(Records excerpted from a collection)
============================================================

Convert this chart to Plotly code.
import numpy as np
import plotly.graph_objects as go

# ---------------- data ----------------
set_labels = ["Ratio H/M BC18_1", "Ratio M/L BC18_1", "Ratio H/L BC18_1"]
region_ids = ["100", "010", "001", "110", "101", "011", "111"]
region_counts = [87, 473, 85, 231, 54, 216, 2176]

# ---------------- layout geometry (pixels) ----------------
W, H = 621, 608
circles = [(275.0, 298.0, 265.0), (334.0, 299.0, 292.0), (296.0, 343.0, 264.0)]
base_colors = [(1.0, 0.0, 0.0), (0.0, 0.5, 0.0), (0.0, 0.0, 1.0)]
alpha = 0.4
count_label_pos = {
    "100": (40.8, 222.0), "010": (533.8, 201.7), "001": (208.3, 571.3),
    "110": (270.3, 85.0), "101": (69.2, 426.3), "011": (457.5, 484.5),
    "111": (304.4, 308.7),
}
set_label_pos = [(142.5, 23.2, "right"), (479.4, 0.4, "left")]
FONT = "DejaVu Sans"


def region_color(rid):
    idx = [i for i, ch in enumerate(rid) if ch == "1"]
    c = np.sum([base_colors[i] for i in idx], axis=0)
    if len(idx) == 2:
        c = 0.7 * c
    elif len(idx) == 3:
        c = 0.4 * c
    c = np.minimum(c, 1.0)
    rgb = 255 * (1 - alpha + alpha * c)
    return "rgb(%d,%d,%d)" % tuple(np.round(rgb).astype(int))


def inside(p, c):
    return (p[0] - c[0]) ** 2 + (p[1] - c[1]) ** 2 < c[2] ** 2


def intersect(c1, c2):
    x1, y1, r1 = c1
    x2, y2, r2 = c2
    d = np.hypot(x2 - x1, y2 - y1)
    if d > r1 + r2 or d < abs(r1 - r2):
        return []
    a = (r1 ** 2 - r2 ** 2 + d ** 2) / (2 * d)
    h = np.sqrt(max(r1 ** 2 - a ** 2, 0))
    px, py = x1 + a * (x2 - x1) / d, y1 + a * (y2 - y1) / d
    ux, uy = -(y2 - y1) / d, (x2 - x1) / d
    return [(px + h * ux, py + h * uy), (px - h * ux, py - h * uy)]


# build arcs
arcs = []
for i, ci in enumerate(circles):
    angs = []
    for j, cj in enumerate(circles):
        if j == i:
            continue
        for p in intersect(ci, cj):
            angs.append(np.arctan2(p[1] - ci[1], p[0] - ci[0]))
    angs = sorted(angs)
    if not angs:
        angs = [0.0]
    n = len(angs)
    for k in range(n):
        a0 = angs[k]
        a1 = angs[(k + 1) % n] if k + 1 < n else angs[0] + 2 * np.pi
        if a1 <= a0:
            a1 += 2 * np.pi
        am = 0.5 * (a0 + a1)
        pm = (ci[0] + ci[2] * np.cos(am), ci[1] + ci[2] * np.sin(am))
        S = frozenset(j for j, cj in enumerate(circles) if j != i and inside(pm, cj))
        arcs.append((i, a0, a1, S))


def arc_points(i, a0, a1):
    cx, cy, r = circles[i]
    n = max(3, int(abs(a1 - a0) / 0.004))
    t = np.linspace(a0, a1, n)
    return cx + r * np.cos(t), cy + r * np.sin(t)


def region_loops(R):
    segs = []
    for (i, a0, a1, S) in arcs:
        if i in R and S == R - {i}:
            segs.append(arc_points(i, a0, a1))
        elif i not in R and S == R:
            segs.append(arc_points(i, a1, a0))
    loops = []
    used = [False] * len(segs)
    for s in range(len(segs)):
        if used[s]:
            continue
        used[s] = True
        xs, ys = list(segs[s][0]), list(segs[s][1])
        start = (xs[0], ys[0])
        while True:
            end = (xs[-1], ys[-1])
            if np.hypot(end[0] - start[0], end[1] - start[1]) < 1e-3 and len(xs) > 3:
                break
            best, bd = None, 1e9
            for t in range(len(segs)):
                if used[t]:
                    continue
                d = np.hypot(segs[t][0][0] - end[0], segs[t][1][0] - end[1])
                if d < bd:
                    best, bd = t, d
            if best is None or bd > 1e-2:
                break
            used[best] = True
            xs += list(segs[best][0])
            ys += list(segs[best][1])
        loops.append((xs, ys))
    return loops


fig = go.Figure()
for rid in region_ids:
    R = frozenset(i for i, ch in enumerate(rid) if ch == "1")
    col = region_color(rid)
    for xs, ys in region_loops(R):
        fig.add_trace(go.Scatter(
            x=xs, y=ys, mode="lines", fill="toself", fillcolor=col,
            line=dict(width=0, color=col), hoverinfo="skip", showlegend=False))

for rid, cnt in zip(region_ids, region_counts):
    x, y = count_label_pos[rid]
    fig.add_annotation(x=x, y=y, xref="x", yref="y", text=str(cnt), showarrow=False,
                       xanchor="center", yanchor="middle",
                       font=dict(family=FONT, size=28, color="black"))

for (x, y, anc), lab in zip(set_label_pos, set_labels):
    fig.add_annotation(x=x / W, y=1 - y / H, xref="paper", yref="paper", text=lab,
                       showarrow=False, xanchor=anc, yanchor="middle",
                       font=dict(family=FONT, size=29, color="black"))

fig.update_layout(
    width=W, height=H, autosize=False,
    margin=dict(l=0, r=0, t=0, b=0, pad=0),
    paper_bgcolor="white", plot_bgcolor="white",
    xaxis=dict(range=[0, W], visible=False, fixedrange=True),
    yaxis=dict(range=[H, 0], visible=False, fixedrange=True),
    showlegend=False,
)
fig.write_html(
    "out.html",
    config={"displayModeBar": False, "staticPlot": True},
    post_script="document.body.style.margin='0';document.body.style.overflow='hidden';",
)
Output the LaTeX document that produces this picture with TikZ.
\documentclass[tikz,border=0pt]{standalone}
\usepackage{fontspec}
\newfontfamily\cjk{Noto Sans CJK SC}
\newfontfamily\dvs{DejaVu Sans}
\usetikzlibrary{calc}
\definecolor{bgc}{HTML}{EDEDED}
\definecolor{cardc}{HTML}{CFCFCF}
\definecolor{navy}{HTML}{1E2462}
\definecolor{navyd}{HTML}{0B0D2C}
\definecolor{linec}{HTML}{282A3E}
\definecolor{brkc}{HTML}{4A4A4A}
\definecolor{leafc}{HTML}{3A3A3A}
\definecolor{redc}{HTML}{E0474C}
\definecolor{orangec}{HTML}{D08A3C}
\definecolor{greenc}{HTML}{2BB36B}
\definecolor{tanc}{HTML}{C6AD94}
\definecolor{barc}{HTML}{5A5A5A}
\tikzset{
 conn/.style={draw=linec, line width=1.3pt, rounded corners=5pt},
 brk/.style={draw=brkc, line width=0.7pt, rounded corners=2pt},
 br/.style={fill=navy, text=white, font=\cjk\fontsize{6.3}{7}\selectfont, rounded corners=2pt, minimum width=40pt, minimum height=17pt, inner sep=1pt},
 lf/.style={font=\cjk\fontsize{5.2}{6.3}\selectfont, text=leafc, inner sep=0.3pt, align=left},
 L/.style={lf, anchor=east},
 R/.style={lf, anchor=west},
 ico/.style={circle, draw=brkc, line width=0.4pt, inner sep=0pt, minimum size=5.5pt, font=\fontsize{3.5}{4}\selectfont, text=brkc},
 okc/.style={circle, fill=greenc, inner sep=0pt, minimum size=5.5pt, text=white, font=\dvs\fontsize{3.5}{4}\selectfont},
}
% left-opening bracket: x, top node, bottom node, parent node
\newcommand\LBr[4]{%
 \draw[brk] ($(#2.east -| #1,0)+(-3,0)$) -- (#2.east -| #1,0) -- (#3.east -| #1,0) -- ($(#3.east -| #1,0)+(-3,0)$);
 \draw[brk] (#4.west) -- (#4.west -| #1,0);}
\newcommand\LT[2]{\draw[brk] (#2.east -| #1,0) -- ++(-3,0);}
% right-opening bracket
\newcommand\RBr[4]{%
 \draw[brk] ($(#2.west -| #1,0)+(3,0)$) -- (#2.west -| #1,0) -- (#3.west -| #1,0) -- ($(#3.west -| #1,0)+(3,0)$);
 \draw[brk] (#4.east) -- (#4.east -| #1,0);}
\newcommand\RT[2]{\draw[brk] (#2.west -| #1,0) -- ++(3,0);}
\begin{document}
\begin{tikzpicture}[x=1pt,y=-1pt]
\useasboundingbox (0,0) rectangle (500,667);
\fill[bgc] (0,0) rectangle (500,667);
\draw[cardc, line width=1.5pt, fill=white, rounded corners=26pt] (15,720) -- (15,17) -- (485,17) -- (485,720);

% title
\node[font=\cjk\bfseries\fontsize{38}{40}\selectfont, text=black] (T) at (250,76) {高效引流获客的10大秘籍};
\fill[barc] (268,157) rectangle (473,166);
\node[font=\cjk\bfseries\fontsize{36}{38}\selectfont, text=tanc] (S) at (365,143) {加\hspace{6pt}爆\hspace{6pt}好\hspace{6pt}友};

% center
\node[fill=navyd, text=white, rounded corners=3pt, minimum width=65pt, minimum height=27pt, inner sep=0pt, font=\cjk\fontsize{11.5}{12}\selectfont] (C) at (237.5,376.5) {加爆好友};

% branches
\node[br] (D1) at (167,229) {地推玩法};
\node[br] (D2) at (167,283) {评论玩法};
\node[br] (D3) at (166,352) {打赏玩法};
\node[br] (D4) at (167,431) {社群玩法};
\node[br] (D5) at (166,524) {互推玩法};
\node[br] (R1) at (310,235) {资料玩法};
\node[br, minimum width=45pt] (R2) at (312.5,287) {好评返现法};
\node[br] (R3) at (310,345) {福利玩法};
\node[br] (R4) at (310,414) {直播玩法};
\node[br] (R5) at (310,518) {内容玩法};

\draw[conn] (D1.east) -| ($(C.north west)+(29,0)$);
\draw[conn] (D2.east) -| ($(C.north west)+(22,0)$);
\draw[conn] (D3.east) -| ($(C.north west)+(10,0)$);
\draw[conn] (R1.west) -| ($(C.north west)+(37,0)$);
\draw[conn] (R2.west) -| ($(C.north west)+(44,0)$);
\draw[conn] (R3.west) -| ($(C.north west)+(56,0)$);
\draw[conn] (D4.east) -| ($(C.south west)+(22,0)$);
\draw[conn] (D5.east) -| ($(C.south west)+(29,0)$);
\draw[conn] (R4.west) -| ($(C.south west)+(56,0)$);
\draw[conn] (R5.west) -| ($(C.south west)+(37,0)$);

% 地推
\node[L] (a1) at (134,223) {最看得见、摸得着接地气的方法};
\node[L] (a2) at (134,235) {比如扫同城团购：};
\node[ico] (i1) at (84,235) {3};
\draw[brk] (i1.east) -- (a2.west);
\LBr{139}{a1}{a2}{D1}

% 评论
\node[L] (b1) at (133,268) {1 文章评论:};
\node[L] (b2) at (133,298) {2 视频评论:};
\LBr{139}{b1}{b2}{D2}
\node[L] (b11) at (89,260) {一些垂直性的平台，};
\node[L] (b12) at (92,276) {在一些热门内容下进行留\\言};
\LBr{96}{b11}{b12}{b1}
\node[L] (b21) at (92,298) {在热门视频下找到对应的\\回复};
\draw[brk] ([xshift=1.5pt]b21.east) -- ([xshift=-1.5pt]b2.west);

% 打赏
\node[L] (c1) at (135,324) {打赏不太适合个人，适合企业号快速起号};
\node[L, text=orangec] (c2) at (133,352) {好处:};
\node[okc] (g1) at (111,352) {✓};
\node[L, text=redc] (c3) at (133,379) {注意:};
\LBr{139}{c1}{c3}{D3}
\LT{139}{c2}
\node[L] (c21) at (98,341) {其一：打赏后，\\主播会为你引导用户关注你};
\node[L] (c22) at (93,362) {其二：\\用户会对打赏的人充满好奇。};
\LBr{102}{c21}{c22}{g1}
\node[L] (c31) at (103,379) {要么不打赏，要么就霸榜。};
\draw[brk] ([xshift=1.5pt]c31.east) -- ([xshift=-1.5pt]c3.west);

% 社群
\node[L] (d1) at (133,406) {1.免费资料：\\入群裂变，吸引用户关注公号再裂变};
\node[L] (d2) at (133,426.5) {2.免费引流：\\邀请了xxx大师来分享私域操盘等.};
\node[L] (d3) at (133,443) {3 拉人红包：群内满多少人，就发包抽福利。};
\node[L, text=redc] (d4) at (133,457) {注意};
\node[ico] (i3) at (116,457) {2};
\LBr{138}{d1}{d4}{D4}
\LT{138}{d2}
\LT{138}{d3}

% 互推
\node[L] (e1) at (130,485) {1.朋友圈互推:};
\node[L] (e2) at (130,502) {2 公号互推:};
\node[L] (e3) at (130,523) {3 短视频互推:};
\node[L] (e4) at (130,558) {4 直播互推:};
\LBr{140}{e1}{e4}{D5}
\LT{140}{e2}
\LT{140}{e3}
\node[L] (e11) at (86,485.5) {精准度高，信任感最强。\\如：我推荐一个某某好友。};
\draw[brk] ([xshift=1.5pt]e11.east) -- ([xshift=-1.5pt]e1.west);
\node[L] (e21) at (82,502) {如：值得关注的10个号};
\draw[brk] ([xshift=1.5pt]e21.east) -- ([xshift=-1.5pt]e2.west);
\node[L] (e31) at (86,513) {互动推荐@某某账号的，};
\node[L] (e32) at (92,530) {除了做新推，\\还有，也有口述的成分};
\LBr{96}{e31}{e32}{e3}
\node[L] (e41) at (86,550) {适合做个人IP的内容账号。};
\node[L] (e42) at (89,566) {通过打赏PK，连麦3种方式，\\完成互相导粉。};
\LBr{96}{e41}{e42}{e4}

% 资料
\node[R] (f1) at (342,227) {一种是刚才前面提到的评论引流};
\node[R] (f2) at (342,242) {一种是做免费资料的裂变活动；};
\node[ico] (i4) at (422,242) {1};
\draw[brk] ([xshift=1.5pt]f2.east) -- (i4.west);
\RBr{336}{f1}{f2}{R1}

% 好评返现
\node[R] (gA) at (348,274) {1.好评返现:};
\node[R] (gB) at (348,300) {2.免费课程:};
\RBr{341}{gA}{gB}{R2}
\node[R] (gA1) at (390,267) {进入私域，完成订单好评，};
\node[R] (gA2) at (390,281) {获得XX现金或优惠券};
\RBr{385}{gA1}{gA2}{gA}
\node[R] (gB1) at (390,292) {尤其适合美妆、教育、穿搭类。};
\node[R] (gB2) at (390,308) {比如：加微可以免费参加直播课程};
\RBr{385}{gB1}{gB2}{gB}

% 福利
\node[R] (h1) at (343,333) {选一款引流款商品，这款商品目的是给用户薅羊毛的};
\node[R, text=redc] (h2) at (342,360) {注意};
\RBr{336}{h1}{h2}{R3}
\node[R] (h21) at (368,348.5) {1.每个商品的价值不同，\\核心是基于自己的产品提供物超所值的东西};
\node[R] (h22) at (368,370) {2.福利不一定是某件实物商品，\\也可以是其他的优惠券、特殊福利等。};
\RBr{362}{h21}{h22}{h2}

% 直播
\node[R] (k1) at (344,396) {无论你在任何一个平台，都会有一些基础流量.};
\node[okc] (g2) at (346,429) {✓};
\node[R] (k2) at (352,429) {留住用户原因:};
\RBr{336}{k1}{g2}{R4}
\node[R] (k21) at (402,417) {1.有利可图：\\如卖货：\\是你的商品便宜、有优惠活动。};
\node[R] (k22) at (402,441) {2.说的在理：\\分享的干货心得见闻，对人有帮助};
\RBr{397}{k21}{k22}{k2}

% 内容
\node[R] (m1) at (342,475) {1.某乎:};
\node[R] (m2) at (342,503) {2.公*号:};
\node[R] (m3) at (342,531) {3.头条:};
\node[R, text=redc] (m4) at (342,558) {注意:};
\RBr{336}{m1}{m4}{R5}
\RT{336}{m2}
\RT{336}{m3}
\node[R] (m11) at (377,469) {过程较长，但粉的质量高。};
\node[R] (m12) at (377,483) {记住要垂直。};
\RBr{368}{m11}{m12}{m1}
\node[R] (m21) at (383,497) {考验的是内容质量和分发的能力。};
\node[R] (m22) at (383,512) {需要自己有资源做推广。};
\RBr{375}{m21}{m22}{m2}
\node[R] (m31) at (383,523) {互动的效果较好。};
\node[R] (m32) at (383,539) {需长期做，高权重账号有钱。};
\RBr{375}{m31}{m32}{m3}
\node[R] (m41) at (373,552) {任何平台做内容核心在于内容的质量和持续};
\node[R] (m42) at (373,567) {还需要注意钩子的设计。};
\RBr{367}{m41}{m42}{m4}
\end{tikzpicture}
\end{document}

============================================================

Determine how many lines contain the word "this" and reply with that number alone.

The answer:
2